Future Version of Me

I don’t know if there’s any truth to it or not, but I think antidepressant medication causes strange dreams. I used to have recurring dreams where my car got stolen or just moved somewhere other than where I left it. Another recurring dream I sometimes still have basically revolves around the world ending in some way. It was always different, but always disturbing and upsetting.

I try not to put too much weight in dreams. To me, if they’re good, fine. If they’re not good then all they’re doing is ruining a good night’s sleep for me. That said, occasionally “interesting” dreams come along that I feel are worth remembering. Before I forget it, I want to write about one of those here.

There was a lot of stuff going on that was relatively unimportant and random. I think I was helping people move a bunch of stuff and load it onto a trailer.

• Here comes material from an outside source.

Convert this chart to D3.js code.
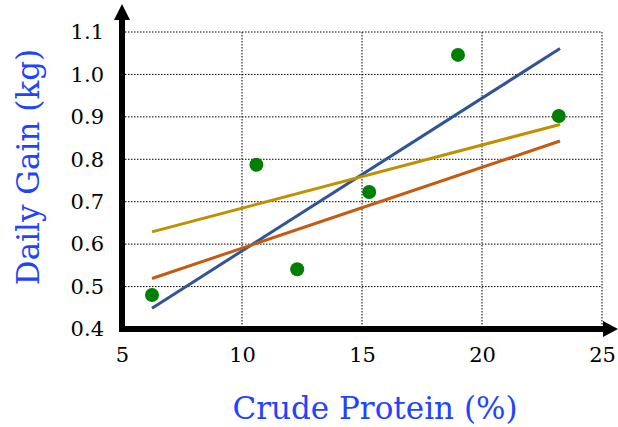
<!DOCTYPE html>
<html>
<head>
<meta charset="utf-8">
<script src="https://cdn.jsdelivr.net/npm/d3@7"></script>
<style>
  html, body { margin: 0; padding: 0; background: #fff; }
  svg { display: block; }
</style>
</head>
<body>
<svg id="chart" width="618" height="427"></svg>
<script>
// Observed daily gain against crude protein content
const proteinPct = [6.25, 10.6, 12.3, 15.3, 19.0, 23.2];
const dailyGainKg = [0.48, 0.787, 0.541, 0.723, 1.046, 0.902];

// Fitted trend lines: [x start, x end] and [y start, y end]
const trendNames = ["blue", "orange", "gold"];
const trendX = [6.25, 23.25];
const trendBlueY = [0.449, 1.061];
const trendOrangeY = [0.519, 0.843];
const trendGoldY = [0.629, 0.882];

const xTicks = [5, 10, 15, 20, 25];
const yTicks = [0.4, 0.5, 0.6, 0.7, 0.8, 0.9, 1.0, 1.1];

const xTitle = "Crude Protein (%)";
const yTitle = "Daily Gain (kg)";

const svg = d3.select("#chart");
const font = "'DejaVu Serif', 'Liberation Serif', serif";
const titleColor = "#1f44ff";

const x = d3.scaleLinear().domain([5, 25]).range([122, 602]);
const y = d3.scaleLinear().domain([0.4, 1.1]).range([329, 32]);

// dotted grid
const grid = svg.append("g")
  .attr("stroke", "#000")
  .attr("stroke-width", 1)
  .attr("stroke-dasharray", "1.5,1.5");
grid.selectAll("line.v").data(xTicks.slice(1)).join("line")
  .attr("x1", d => x(d)).attr("x2", d => x(d))
  .attr("y1", y(1.1)).attr("y2", y(0.4));
grid.selectAll("line.h").data(yTicks.slice(1)).join("line")
  .attr("x1", x(5)).attr("x2", x(25))
  .attr("y1", d => y(d)).attr("y2", d => y(d));

// tick labels via d3 axes (no tick marks, no domain path)
const xAxis = svg.append("g")
  .attr("transform", `translate(0,${y(0.4)})`)
  .call(d3.axisBottom(x).tickValues(xTicks).tickFormat(d3.format("d")).tickSize(0).tickPadding(18));
xAxis.select(".domain").remove();
xAxis.selectAll("text")
  .attr("font-family", font).attr("font-size", 21).attr("fill", "#000");

const yAxis = svg.append("g")
  .attr("transform", `translate(${x(5)},0)`)
  .call(d3.axisLeft(y).tickValues(yTicks).tickFormat(d3.format(".1f")).tickSize(0).tickPadding(18));
yAxis.select(".domain").remove();
yAxis.selectAll("text")
  .attr("font-family", font).attr("font-size", 21).attr("fill", "#000");

// trend lines
const trendData = [
  { name: trendNames[0], ys: trendBlueY, color: "#2f5597" },
  { name: trendNames[1], ys: trendOrangeY, color: "#c55a11" },
  { name: trendNames[2], ys: trendGoldY, color: "#bf9000" }
];
const line = d3.line().x(d => x(d[0])).y(d => y(d[1]));
svg.append("g").selectAll("path").data(trendData).join("path")
  .attr("d", t => line(trendX.map((xv, i) => [xv, t.ys[i]])))
  .attr("fill", "none")
  .attr("stroke", t => t.color)
  .attr("stroke-width", 3);

// observed points
svg.append("g").selectAll("circle").data(proteinPct).join("circle")
  .attr("cx", (d, i) => x(d))
  .attr("cy", (d, i) => y(dailyGainKg[i]))
  .attr("r", 7)
  .attr("fill", "#008000");

// axes with arrowheads
const axes = svg.append("g");
axes.append("line")
  .attr("x1", x(5)).attr("x2", x(5))
  .attr("y1", y(0.4) + 3).attr("y2", 19)
  .attr("stroke", "#000").attr("stroke-width", 6);
axes.append("path")
  .attr("d", `M${x(5) - 8},20 L${x(5)},4 L${x(5) + 8},20 Z`)
  .attr("fill", "#000");
axes.append("line")
  .attr("x1", x(5) - 3).attr("x2", 604)
  .attr("y1", y(0.4)).attr("y2", y(0.4))
  .attr("stroke", "#000").attr("stroke-width", 6);
axes.append("path")
  .attr("d", `M603,${y(0.4) - 8} L618,${y(0.4)} L603,${y(0.4) + 8} Z`)
  .attr("fill", "#000");

// axis titles
svg.append("text")
  .attr("x", 375).attr("y", 419)
  .attr("text-anchor", "middle")
  .attr("font-family", font).attr("font-size", 31)
  .attr("fill", titleColor)
  .text(xTitle);
svg.append("text")
  .attr("transform", "translate(39,167) rotate(-90)")
  .attr("text-anchor", "middle")
  .attr("font-family", font).attr("font-size", 31)
  .attr("fill", titleColor)
  .text(yTitle);
</script>
</body>
</html>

There were a number of people about, most of whom I didn’t know. A few seemed to have names of people I know in real life, but weren’t actually those people. I think it was when we were done loading the trailer with stuff I was walking back to some house with a few other people. There was one girl in the group who I was talking to. She seemed really familiar, but was not anyone I know in real life.

Anyway, we were talking and getting along quite well. She was very nice. Ok, I can’t believe I’m going to write this so candidly here, but it’s critical to the story, so I can’t leave it out or allude to what I’m talking about. We somehow began talking about transgender people and transitioning. I mentioned that I was starting to work on just that. She stopped, and said that it was a big deal, and that I should know that it was what I really wanted. I replied that it was, and that it was very important to me. Seemingly satisfied, we continued walking to the house and continued chatting. I remember she was so nice. She seemed so familiar.

When we arrived at the house I realized that I hadn’t gotten her name. I asked her and she replied that her name was “Scotty” which is about as feminine a version of my given name as you can get. Then she walked into the house. I remember feeling stunned, like I had just witnessed the twist at the end of an M. Night Shyamalan movie. Then I woke up.

Was that girl me? Was that why she seemed so familiar? The dream left me feeling so good. Like some potential future version of myself met up with me in a dream as if to tell me that “yes, I am you. Things are going to be ok.”